— Begin Dataset rows —
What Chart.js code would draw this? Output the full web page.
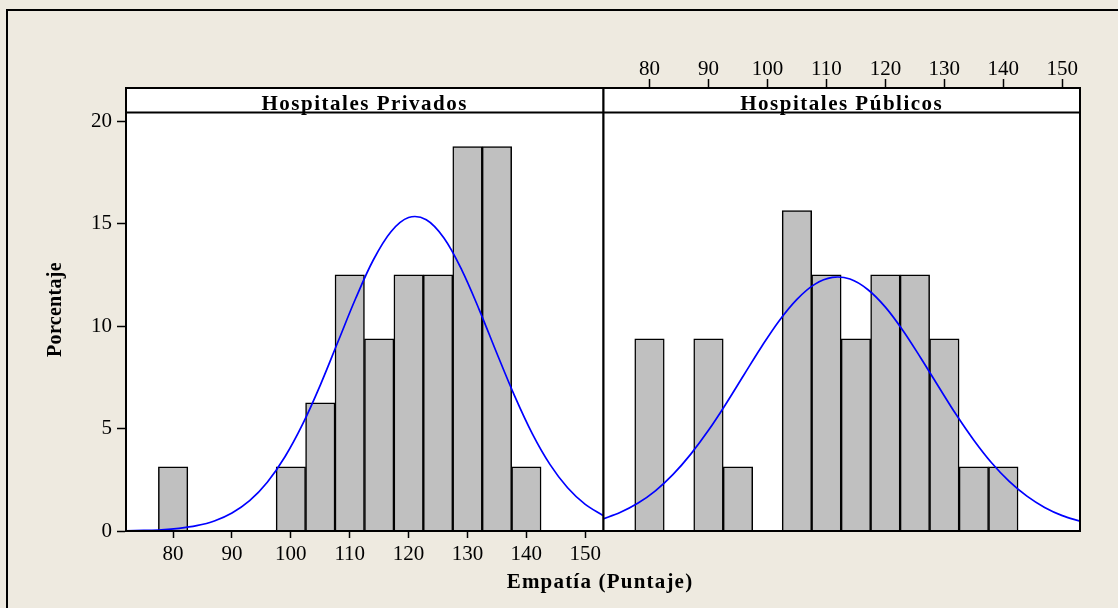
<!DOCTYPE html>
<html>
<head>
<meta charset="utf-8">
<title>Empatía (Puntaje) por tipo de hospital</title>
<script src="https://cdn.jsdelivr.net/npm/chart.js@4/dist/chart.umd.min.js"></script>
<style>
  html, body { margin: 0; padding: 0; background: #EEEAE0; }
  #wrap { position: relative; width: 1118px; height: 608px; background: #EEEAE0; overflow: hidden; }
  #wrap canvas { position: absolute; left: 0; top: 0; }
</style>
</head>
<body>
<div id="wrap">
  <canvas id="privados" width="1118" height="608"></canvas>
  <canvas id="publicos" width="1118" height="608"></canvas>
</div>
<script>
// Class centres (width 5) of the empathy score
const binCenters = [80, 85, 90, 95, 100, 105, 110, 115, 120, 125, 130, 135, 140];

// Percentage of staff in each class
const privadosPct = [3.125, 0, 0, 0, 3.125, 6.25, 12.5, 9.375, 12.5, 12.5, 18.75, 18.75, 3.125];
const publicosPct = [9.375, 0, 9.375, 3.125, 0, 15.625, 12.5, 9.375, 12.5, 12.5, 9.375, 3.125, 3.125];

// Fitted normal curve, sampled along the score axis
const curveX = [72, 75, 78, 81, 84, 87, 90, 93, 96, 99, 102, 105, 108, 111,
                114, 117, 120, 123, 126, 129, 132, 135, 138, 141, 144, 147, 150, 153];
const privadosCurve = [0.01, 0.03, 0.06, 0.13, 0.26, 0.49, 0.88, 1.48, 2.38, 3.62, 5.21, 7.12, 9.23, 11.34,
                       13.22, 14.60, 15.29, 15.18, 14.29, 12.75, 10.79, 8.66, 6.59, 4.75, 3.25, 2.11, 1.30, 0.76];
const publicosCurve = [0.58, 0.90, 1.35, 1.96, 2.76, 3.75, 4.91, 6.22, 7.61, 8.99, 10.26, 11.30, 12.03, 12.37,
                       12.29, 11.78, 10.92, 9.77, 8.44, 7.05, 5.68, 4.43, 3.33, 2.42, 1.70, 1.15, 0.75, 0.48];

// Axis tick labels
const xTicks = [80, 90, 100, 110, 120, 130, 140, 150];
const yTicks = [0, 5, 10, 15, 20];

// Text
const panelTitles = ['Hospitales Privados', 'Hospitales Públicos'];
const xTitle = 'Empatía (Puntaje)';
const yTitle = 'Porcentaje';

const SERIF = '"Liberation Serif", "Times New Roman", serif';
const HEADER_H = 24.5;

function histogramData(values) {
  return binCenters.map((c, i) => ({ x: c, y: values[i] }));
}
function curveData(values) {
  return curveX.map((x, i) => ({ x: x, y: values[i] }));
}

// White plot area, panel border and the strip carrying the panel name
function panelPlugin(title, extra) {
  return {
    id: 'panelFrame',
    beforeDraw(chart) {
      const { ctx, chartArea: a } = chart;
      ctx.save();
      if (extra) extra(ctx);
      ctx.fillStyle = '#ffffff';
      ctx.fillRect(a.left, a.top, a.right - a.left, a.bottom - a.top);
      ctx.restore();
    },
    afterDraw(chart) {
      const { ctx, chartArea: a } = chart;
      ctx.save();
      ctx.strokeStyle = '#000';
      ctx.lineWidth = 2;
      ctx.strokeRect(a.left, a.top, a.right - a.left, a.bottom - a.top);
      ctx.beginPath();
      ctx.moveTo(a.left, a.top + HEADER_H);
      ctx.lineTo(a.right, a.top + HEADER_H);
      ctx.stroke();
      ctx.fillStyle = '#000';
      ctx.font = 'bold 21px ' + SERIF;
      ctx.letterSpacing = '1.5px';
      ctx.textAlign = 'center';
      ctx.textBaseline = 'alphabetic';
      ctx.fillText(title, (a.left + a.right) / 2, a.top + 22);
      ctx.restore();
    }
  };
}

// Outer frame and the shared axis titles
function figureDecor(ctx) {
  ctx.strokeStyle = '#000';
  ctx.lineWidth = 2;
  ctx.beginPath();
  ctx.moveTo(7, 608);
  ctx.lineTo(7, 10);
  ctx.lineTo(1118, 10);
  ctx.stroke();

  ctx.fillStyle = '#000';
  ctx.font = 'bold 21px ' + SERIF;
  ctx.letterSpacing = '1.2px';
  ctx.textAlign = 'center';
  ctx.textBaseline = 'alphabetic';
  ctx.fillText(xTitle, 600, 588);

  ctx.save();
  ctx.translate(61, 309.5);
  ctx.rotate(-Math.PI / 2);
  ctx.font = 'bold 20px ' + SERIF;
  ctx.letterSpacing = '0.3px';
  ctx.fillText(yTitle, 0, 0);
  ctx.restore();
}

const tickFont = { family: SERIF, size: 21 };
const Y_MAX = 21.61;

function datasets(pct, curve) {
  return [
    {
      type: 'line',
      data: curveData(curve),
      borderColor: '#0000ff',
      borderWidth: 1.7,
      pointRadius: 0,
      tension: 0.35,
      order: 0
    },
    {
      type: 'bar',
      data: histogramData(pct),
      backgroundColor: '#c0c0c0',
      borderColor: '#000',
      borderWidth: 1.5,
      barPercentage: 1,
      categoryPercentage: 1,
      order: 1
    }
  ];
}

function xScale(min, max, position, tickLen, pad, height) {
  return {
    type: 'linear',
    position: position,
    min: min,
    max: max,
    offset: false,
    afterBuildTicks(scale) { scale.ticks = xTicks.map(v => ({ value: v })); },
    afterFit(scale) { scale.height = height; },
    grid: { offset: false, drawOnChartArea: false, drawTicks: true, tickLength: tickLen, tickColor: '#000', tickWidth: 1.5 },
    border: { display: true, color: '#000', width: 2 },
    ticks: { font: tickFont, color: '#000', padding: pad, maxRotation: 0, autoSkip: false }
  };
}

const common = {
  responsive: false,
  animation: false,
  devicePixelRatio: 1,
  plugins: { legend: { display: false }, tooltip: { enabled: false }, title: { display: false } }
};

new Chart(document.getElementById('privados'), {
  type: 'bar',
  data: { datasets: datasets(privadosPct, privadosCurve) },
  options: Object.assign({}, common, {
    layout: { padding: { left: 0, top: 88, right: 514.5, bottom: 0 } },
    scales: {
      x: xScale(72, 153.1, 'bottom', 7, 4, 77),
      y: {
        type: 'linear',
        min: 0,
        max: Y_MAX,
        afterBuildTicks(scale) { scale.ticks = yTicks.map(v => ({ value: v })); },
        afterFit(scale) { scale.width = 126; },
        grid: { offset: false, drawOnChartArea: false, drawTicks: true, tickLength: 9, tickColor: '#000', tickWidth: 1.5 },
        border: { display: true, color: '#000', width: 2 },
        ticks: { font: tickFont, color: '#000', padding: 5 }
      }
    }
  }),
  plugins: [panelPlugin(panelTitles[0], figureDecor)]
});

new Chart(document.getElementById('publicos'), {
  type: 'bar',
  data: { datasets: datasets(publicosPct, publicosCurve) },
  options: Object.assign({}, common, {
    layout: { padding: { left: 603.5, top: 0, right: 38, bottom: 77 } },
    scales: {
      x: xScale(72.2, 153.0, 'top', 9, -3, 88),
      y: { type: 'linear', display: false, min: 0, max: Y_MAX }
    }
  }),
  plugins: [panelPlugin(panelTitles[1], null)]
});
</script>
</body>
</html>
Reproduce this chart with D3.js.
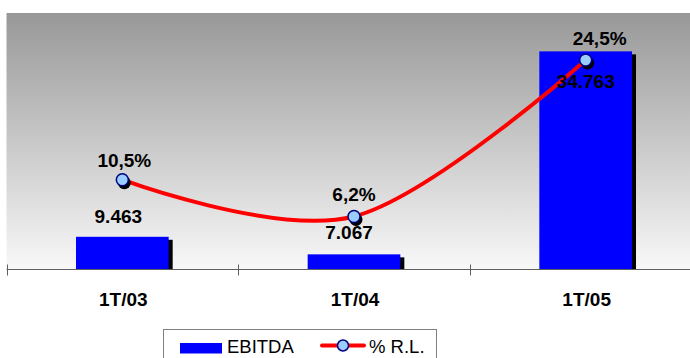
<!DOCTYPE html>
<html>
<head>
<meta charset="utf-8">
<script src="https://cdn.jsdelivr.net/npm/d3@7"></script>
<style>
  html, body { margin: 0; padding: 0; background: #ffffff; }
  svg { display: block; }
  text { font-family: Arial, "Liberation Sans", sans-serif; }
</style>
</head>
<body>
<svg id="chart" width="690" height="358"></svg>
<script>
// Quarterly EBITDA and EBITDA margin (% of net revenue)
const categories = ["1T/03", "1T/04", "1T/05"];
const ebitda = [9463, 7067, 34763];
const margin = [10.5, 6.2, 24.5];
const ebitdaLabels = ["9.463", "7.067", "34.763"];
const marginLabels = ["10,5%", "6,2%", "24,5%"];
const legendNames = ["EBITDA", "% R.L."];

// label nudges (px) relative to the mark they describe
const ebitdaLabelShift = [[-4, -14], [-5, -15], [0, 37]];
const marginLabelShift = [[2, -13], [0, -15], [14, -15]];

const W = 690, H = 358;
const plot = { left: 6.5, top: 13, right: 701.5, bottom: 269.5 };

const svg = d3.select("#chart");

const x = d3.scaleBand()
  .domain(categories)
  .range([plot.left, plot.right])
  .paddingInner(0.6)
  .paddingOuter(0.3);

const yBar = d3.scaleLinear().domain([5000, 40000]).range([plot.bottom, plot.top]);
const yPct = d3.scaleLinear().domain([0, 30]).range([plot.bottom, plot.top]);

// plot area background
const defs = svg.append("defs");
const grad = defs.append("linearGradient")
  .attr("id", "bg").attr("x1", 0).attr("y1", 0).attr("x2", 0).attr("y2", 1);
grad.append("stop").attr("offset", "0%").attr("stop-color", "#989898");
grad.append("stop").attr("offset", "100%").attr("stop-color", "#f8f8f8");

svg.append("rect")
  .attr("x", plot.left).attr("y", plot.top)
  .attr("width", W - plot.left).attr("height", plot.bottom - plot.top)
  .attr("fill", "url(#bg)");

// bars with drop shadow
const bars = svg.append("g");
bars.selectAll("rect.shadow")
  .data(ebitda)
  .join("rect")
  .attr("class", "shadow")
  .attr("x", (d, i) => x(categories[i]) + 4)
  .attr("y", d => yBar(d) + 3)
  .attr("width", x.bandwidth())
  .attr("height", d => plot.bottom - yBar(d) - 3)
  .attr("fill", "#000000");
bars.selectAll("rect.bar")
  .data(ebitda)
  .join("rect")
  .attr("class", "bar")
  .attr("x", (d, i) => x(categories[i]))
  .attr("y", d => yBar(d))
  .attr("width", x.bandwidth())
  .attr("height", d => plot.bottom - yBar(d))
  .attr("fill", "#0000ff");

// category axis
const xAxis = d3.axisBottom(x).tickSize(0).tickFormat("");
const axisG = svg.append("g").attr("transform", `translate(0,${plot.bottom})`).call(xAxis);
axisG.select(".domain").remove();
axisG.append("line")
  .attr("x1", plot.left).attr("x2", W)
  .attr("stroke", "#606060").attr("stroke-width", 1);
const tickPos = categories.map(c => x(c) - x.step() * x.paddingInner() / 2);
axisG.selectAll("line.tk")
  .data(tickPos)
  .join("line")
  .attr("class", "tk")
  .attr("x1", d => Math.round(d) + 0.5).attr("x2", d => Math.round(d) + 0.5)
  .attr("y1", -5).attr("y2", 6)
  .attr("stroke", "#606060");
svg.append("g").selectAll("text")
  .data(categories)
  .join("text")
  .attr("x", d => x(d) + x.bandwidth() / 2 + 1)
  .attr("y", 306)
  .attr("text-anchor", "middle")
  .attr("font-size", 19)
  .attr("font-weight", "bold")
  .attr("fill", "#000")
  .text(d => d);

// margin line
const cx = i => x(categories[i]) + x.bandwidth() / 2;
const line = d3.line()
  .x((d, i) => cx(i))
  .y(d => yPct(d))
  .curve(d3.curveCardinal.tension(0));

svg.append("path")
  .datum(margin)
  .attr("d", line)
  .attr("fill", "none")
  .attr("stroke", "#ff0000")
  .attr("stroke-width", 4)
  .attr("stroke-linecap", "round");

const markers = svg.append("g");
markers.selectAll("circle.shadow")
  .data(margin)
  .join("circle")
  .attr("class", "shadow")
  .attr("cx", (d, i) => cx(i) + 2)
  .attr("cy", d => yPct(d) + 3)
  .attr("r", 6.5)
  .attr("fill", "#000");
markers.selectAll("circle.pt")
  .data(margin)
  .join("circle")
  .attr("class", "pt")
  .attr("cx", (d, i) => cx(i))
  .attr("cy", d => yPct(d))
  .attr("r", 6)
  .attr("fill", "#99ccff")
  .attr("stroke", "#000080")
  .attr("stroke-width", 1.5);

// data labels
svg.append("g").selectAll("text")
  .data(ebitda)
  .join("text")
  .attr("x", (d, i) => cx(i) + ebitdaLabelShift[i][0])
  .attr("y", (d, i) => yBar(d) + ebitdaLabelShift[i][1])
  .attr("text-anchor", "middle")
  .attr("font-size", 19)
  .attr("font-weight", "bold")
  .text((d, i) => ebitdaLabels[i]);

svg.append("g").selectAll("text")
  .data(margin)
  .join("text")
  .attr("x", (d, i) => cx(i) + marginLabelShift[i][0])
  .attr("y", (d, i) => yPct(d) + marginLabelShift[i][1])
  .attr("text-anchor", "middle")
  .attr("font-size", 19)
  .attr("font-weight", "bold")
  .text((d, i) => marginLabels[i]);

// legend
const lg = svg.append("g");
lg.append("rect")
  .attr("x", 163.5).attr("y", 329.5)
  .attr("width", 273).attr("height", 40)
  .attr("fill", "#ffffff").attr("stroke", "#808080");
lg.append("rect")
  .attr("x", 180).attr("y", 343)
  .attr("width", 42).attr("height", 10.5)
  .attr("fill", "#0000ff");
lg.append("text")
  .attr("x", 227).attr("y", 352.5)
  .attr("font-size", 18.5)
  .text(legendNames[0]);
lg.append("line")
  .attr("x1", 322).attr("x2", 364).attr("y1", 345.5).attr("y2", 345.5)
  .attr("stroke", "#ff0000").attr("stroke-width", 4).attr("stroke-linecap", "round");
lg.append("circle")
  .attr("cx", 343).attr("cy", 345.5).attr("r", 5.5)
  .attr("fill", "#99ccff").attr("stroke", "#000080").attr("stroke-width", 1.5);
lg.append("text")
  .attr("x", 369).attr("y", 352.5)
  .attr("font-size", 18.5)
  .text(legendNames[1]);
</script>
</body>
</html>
— End Dataset rows —
[What to work on]
Copy every line that contains the string "with".

[Answer]
Reproduce this chart with D3.js.
// bars with drop shadow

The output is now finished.